Pathways is a free, youth focused online learning package created by Shout Out UK with Home Office backing, aimed at helping 13–18 year olds recognise extremism, radicalisation and the logic behind the Prevent programme. It uses simple branching scenarios where students tap through stories about classmates, social media content and protests, seeing how different choices can lead either to support and de‑escalation or to online hate and even a Prevent referral. Officially, the goal is to build critical thinking, media literacy and awareness of help services rather than to endorse a particular party line.
The controversy exploded around “Amelia”, an AI generated goth schoolgirl originally designed as one character in this classroom game, who appears in a storyline about a small political group protesting social change and “erosion of British values”. Commentators and parents have argued that some prompts effectively treat normal scepticism about migration or government policy as a risk marker, especially when the game warns that certain answers could lead to anti‑terror referrals.
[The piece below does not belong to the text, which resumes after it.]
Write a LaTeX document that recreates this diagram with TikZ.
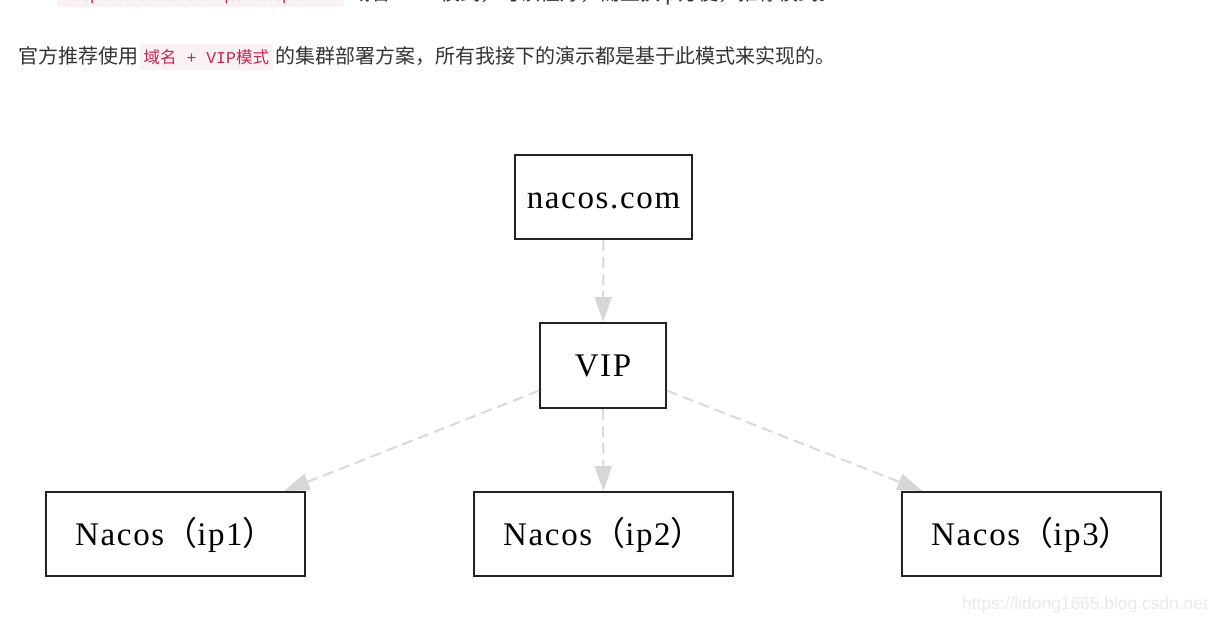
\documentclass[tikz,border=0pt]{standalone}
\usepackage{fontspec}
\setmainfont{Liberation Serif}
\newfontfamily\boxfont[LetterSpace=5]{Liberation Serif}
\newfontfamily\cjk{Noto Sans CJK SC}
\newfontfamily\monof{Liberation Mono}
\newfontfamily\sansf{Liberation Sans}
\usetikzlibrary{arrows.meta}
\definecolor{txt}{HTML}{333333}
\definecolor{codebg}{HTML}{F9F2F4}
\definecolor{codefg}{HTML}{C7254E}
\definecolor{boxc}{HTML}{222222}
\definecolor{edgec}{HTML}{DADADA}
\definecolor{arrowc}{HTML}{D6D6D6}
\definecolor{wmark}{HTML}{EAEAEA}
\tikzset{
  para/.style={anchor=base west, inner sep=0pt, text=txt, font=\cjk\fontsize{20}{24}\selectfont},
  codebox/.style={anchor=base west, fill=codebg, text=codefg, inner xsep=4pt, inner ysep=0pt,
    text height=19pt, text depth=7pt, rounded corners=2pt, font=\fontsize{16.5}{20}\selectfont},
  gbox/.style={draw=boxc, line width=2pt, inner sep=0pt, fill=white,
    text height=22pt, text depth=0pt, font=\boxfont\fontsize{33}{40}\selectfont},
  edge/.style={draw=edgec, line width=2pt, dash pattern=on 11pt off 6pt,
    -{Triangle[length=25pt,width=17pt,fill=arrowc,color=arrowc]}},
}
\begin{document}
\begin{tikzpicture}[x=1pt,y=-1pt]
\useasboundingbox (0,0) rectangle (1220,624);
\clip (0,0) rectangle (1220,624);
\fill[white] (0,0) rectangle (1220,624);

% first line (cut off at the top edge, as in the reference)
\node[codebox, font=\monof\fontsize{16}{20}\selectfont, text height=19pt, text depth=7pt] (c0) at (57,0) {http://nacos.com:port/openAPI};
\node[para] (t0) at ([xshift=6pt]c0.base east) {域名 + VIP模式，可读性好，而且换ip方便，推荐模式。};

% second line
\node[para] (t1) at (18,63) {官方推荐使用};
\node[codebox] (c1) at ([xshift=1pt]t1.base east) {{\cjk 域名}{\monof\ + VIP}{\cjk 模式}};
\node[para] (t2) at ([xshift=2pt]c1.base east) {的集群部署方案，所有我接下的演示都是基于此模式来实现的。};

% diagram
\node[gbox, minimum width=177pt, minimum height=84pt] (nacos) at (603.5,197) {nacos.com};
\node[gbox, minimum width=126pt, minimum height=85pt] (vip) at (603,365.5) {VIP};
\node[gbox, minimum width=259pt, minimum height=84pt] (ip1) at (175.5,534) {Nacos{\cjk （}ip1{\cjk ）}};
\node[gbox, minimum width=259pt, minimum height=84pt] (ip2) at (603.5,534) {Nacos{\cjk （}ip2{\cjk ）}};
\node[gbox, minimum width=259pt, minimum height=84pt] (ip3) at (1031.5,534) {Nacos{\cjk （}ip3{\cjk ）}};

\draw[edge] (nacos) -- (vip);
\draw[edge] (vip) -- (ip1);
\draw[edge] (vip) -- (ip2);
\draw[edge] (vip) -- (ip3);

% watermark
\node[anchor=base west, inner sep=0pt, text=wmark, font=\sansf\fontsize{17.4}{20}\selectfont] (wm) at (962,609) {https://lidong1665.blog.csdn.net};
\end{tikzpicture}
\end{document}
Critics say this blurs the line between safeguarding and political steering at a time when wider UK policy already pushes platforms to pre‑emptively filter “harmful” content.
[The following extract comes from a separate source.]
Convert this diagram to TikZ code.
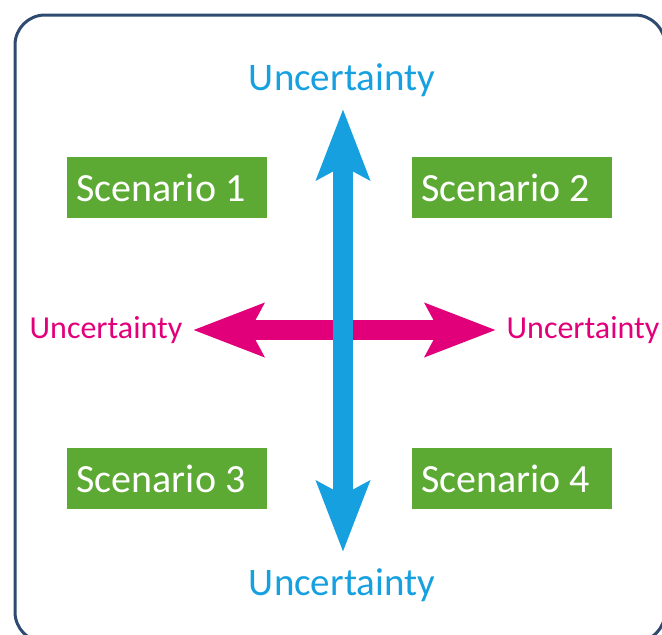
\documentclass[tikz,border=0pt]{standalone}
\usepackage{fontspec}
\setmainfont{Carlito}
\usepackage{tikz}
\usetikzlibrary{%
  arrows.meta,
  positioning
}

\definecolor{framenavy}{HTML}{2E4A70}
\definecolor{scengreen}{HTML}{5CAA33}
\definecolor{axisblue}{HTML}{16A0E0}
\definecolor{axispink}{HTML}{E2007A}

\tikzset{
  frame/.style={draw=framenavy, line width=3pt, rounded corners=30pt},
  scenario/.style={fill=scengreen, text=white, minimum width=200pt,
                   minimum height=61pt, inner sep=0pt,
                   font=\fontsize{40}{42}\selectfont},
  bluelabel/.style={text=axisblue, inner sep=0pt, font=\fontsize{39}{42}\selectfont},
  pinklabel/.style={text=axispink, inner sep=0pt, font=\fontsize{32}{35}\selectfont},
  bigarrow/.style={line width=20pt,
                   arrows={Stealth[length=70pt, width=52pt, inset=13pt]-Stealth[length=70pt, width=52pt, inset=13pt]}}
}

\begin{document}
\begin{tikzpicture}[x=1pt, y=-1pt]
  \useasboundingbox (0,0) rectangle (662,635);

  % outer frame (runs past the right and bottom edge)
  \draw [frame] (15,15) rectangle (665,642);

  % scenario boxes (text sits a bit left of centre)
  \node [scenario] (scen1) at (167,187.5) {Scenario 1\kern12pt};
  \node [scenario] (scen2) at (511.5,187.5) {Scenario 2\kern12pt};
  \node [scenario] (scen3) at (167,478.5) {Scenario 3\kern12pt};
  \node [scenario] (scen4) at (511.5,478.5) {Scenario 4\kern12pt};

  % axis ends
  \coordinate (vtop) at (343,109);
  \coordinate (vbot) at (343,552);
  \coordinate (hleft) at (193,330);
  \coordinate (hright) at (496,330);

  % axis labels
  \node [bluelabel] (labtop) at (342,80) {Uncertainty};
  \node [bluelabel] (labbot) at (342,585) {Uncertainty};
  \node [pinklabel] (lableft) at (106,330) {Uncertainty};
  \node [pinklabel] (labright) at (583,330) {Uncertainty};

  % horizontal first, the vertical one sits on top
  \draw [bigarrow, axispink] (hleft) -- (hright);
  \draw [bigarrow, axisblue] (vbot) -- (vtop);

\end{tikzpicture}
\end{document}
At the same time, an anonymous X account heavily reworked Amelia into a meme: she now walks through stylised London scenes declaring love for England, railing against “militant Muslims” and “third‑world migrants”, and starring in thousands of user generated clips. The character has been sexualised, remixed into anime or claymation styles, and even used to promote a meme‑coin, turning her into a kind of folk mascot for online culture warriors and opportunists cashing in on outrage. Shout Out UK’s founder says the project was meant to sit inside a wider, teacher led curriculum and insists it does not label questioning mass migration as inherently wrong, but he also admits the scale and speed of the meme’s hijacking show how easily well intentioned digital projects can be weaponised. The case has become a touchpoint in the UK’s long running Prevent debate: whether state backed “prevention” tools actually build resilience, or whether they risk teaching teenagers that there is only one safe way to talk about sensitive political issues.